> _Directions_
From the first line of the listing below to the line with "const W = 332, H = 250;", print each line exactly, and nothing more. Leave out the pictures.

> _Source material_
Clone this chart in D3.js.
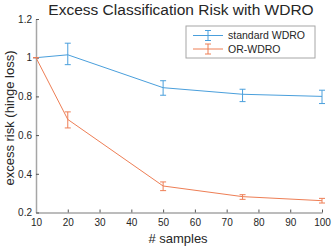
<!DOCTYPE html>
<html><head>
<meta charset="utf-8">
<script src="https://d3js.org/d3.v7.min.js"></script>
<style>
  body { margin: 0; background: #fff; }
  text { font-family: "Liberation Sans", Arial, sans-serif; fill: #262626; }
</style>
</head>
<body>
<svg id="chart" width="332" height="250"></svg>
<script>
// data
const samples = [10, 20, 50, 75, 100];
const standardMean = [1.0, 1.015, 0.845, 0.811, 0.800];
const standardLow  = [1.0, 0.964, 0.806, 0.773, 0.763];
const standardHigh = [1.0, 1.075, 0.881, 0.837, 0.832];
const orMean = [1.0, 0.681, 0.337, 0.282, 0.261];
const orLow  = [1.0, 0.637, 0.313, 0.268, 0.249];
const orHigh = [1.0, 0.720, 0.358, 0.292, 0.273];
const seriesNames = ["standard WDRO", "OR-WDRO"];
const xTicks = [10, 20, 30, 40, 50, 60, 70, 80, 90, 100];
const yTicks = [0.2, 0.4, 0.6, 0.8, 1, 1.2];

const colors = ["#4a9fdc", "#ee7e55"];
const svg = d3.select("#chart");
const m = {left: 36, right: 10, top: 19, bottom: 37.5};
const W = 332, H = 250;

const x = d3.scaleLinear().domain([10, 100]).range([m.left, W - m.right]);
const y = d3.scaleLinear().domain([0.2, 1.2]).range([H - m.bottom, m.top]);

// axes
const xAxis = svg.append("g").attr("transform", `translate(0,${H - m.bottom})`)
  .call(d3.axisBottom(x).tickValues(xTicks).tickSizeInner(-3).tickSizeOuter(0).tickPadding(6));
const yAxis = svg.append("g").attr("transform", `translate(${m.left},0)`)
  .call(d3.axisLeft(y).tickValues(yTicks).tickSizeInner(-3).tickSizeOuter(0).tickPadding(4)
    .tickFormat(d => d3.format("~g")(d)));
[xAxis, yAxis].forEach(g => {
  g.select(".domain").attr("stroke", "#a6a6a6").attr("stroke-width", 1.5);
  g.selectAll(".tick line").attr("stroke", "#555");
  g.selectAll("text").attr("font-size", 10).attr("fill", "#262626")
    .style("font-family", "'Liberation Sans', Arial, sans-serif");
});

// series
const series = [
  {mean: standardMean, low: standardLow, high: standardHigh},
  {mean: orMean, low: orLow, high: orHigh}
];
const line = d3.line().x(d => x(d.s)).y(d => y(d.v));
series.forEach((s, i) => {
  const pts = samples.map((v, j) => ({s: v, v: s.mean[j], lo: s.low[j], hi: s.high[j]}));
  const g = svg.append("g").attr("stroke", colors[i]).attr("fill", "none");
  g.append("path").attr("d", line(pts)).attr("stroke-width", 1);
  pts.forEach(p => {
    const cx = x(p.s);
    g.append("line").attr("x1", cx).attr("x2", cx).attr("y1", y(p.lo)).attr("y2", y(p.hi));
    g.append("line").attr("x1", cx - 3).attr("x2", cx + 3).attr("y1", y(p.lo)).attr("y2", y(p.lo));
    g.append("line").attr("x1", cx - 3).attr("x2", cx + 3).attr("y1", y(p.hi)).attr("y2", y(p.hi));
  });
});

// title and labels
svg.append("text").attr("x", 181).attr("y", 15).attr("text-anchor", "middle")
  .attr("font-size", 15.5).text("Excess Classification Risk with WDRO");
svg.append("text").attr("x", 178).attr("y", 243).attr("text-anchor", "middle")
  .attr("font-size", 13).text("# samples");
svg.append("text").attr("transform", `translate(14,118) rotate(-90)`)
  .attr("text-anchor", "middle").attr("font-size", 13).text("excess risk (hinge loss)");

// legend
const lg = svg.append("g").attr("transform", "translate(186,26)");
lg.append("rect").attr("width", 129).attr("height", 32).attr("fill", "#fff")
  .attr("stroke", "#a6a6a6").attr("stroke-width", 1);
seriesNames.forEach((name, i) => {
  const ly = 9.5 + i * 13.5;
  const g = lg.append("g").attr("stroke", colors[i]);
  g.append("line").attr("x1", 7).attr("x2", 37).attr("y1", ly).attr("y2", ly);
  g.append("line").attr("x1", 22).attr("x2", 22).attr("y1", ly - 5).attr("y2", ly + 5);
  g.append("line").attr("x1", 19).attr("x2", 25).attr("y1", ly - 5).attr("y2", ly - 5);
  g.append("line").attr("x1", 19).attr("x2", 25).attr("y1", ly + 5).attr("y2", ly + 5);
  lg.append("text").attr("x", 42).attr("y", ly + 3.5).attr("font-size", 10.5).text(name);
});
</script>
</body>
</html>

> _Full response_
Clone this chart in D3.js.
<!DOCTYPE html>
<html><head>
<meta charset="utf-8">
<script src="https://d3js.org/d3.v7.min.js"></script>
<style>
  body { margin: 0; background: #fff; }
  text { font-family: "Liberation Sans", Arial, sans-serif; fill: #262626; }
</style>
</head>
<body>
<svg id="chart" width="332" height="250"></svg>
<script>
// data
const samples = [10, 20, 50, 75, 100];
const standardMean = [1.0, 1.015, 0.845, 0.811, 0.800];
const standardLow  = [1.0, 0.964, 0.806, 0.773, 0.763];
const standardHigh = [1.0, 1.075, 0.881, 0.837, 0.832];
const orMean = [1.0, 0.681, 0.337, 0.282, 0.261];
const orLow  = [1.0, 0.637, 0.313, 0.268, 0.249];
const orHigh = [1.0, 0.720, 0.358, 0.292, 0.273];
const seriesNames = ["standard WDRO", "OR-WDRO"];
const xTicks = [10, 20, 30, 40, 50, 60, 70, 80, 90, 100];
const yTicks = [0.2, 0.4, 0.6, 0.8, 1, 1.2];

const colors = ["#4a9fdc", "#ee7e55"];
const svg = d3.select("#chart");
const m = {left: 36, right: 10, top: 19, bottom: 37.5};
const W = 332, H = 250;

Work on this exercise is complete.